Even with the law backing us up, there are still societal pressures and stigmas that prevent you from taking a full step forward. But safer spaces will allow people to be themselves and then find what they’re looking for.
The problem with limited spaces and limited identities is the way in which prejudice grows here. For example, “No fats, no femmes, no Asians”. Maybe you’ve heard this about the gay dating scene in other countries, but its true of India as well! Body-shaming is a big problem. People will not go out with someone who’s a little skinny, or feminine, or doesn’t fit the usual idea of ‘a fit man’. Even within the community there’s this idea that ‘feminine’ is equal to ‘submissive’. Further to that, there is a lot of prejudice against ‘Asian’ men, who many men think are feminine (whatever their idea of femininity is, it’s obviously negative).
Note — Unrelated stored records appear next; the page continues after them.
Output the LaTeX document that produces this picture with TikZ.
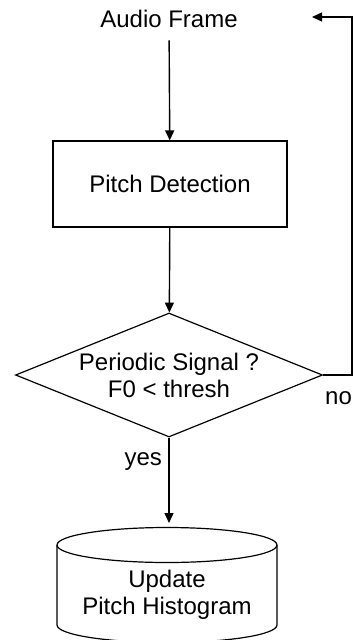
\documentclass[tikz,border=0pt]{standalone}
\usepackage{fontspec}
\setmainfont{Liberation Sans}
\usetikzlibrary{arrows.meta,shapes.geometric,positioning}

\begin{document}
\begin{tikzpicture}[x=1pt,y=-1pt,
  lbl/.style={font=\fontsize{24}{27}\selectfont,align=center},
  procbox/.style={lbl,rectangle,draw,line width=1.2pt,minimum width=234pt,minimum height=86pt},
  decide/.style={lbl,diamond,draw,line width=1.2pt,inner sep=0pt,aspect=2.48,
                 minimum width=307pt,minimum height=124pt},
  drum/.style={line width=1.2pt},
  arrow/.style={-{Triangle[length=10pt,width=9pt]},line width=1.4pt}]
\useasboundingbox (0,0) rectangle (353,640);
\node[lbl]     (audio) at (169,19)  {Audio Frame};
\node[procbox] (pd)    at (170,184) {Pitch Detection};
\node[decide]  (dec)   at (169,375) {Periodic Signal ?\\F0 < thresh};
\node[lbl]     (hist)  at (167,595) {Update\\Pitch Histogram};
\node[lbl,anchor=west,inner sep=0pt] (no) at (325,398) {no};
\draw[drum] (167,545) ellipse[x radius=110,y radius=17.5];
\draw[drum] (57,545) -- (57,625) arc[start angle=180,end angle=0,x radius=110,y radius=17.5] -- (277,545);
\coordinate (histtop) at (169,527);
\coordinate (corner)  at (352,17);
\coordinate (back)    at (312,17);
\draw[arrow,shorten <=9pt] (audio) -- (pd);
\draw[arrow] (pd) -- (dec);
\draw[arrow,shorten >=4pt] (dec) -- node[lbl,pos=0.27,left,xshift=-3pt] (yes) {yes} (histtop);
\draw[arrow] (dec.east) -| (corner) -- (back);
\end{tikzpicture}
\end{document}
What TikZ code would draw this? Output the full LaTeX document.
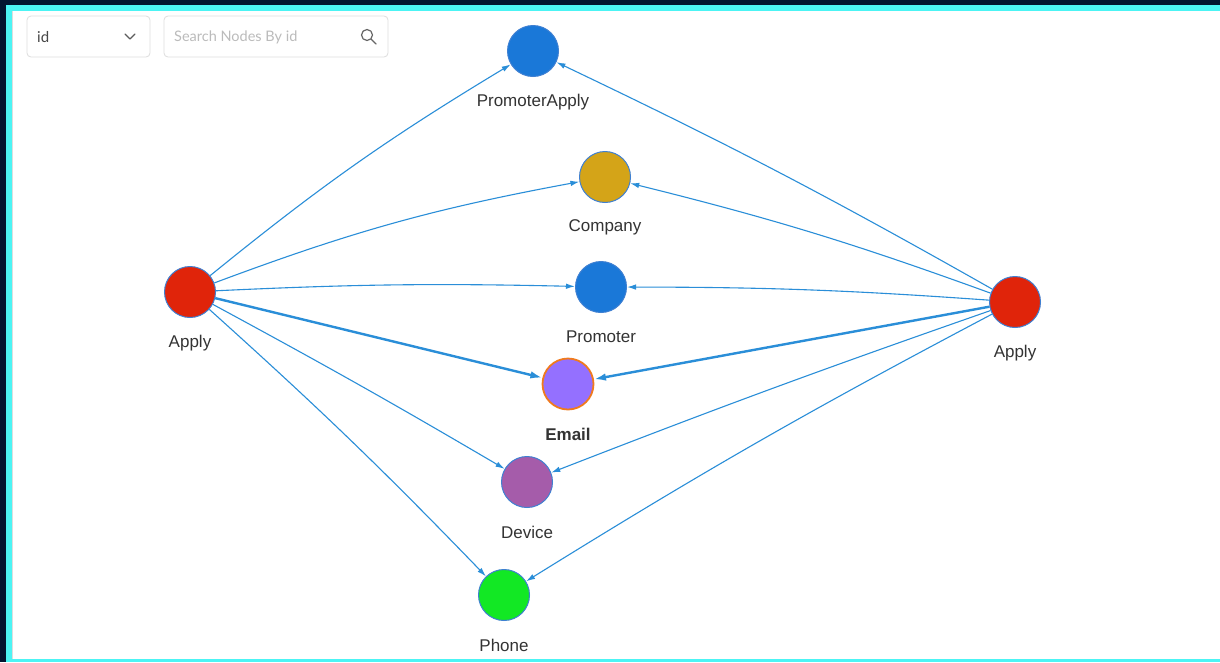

And if body-shaming wasn’t enough, there’s colourism too! It’s not even funny how people will stop talking to you the moment they think you’re slightly darker. I get it, there are preferences, but there is also being ‘phobic’ of certain things. There’s a fine line between these things, and it all depends on how people put that information out there. Yes, something may be a sexual preference, but honey, wake up call, not everyone wants to sleep with you!
The third thing that I often see is prejudice against trans people. The most common misconception people have is that trans people online are sex workers, and I know from personal experience where this leads. While I am not a trans person myself, I am a drag queen, and a lot of people don’t make the distinction. Once, I uploaded my drag pictures along with my boy pictures, and I got a sudden influx of people swiping right, and people asking uncomfortable questions.
These are three among many prejudices that we can begin undoing, now that we have more representation of trans and gender non-conforming people on Tinder, using their own voices, and claiming their own space!
Now, this won’t be advice from the master himself, just a few reminders, user to user.
First of all, keep everything out in the open. If you’re looking for a one-night stand, mention it. If you’re looking for a friendship, mention it. If you’re looking for a long-term relationship, mention it. Just for one night of pleasure, don’t play around with someone else’s feelings.
Second, always have your own picture on! A lot of people use fake pictures; and I don’t mean fake like celebrities, where it’s so obvious, I mean fake like using pictures of other users! I mean, how is that even beneficial to you, when you go to meet someone and don’t even look like you’re picture?
And third, do not be afraid to be yourself online. Tinder is an application used by so many people,not just for straight and cisgender couples. So have fun!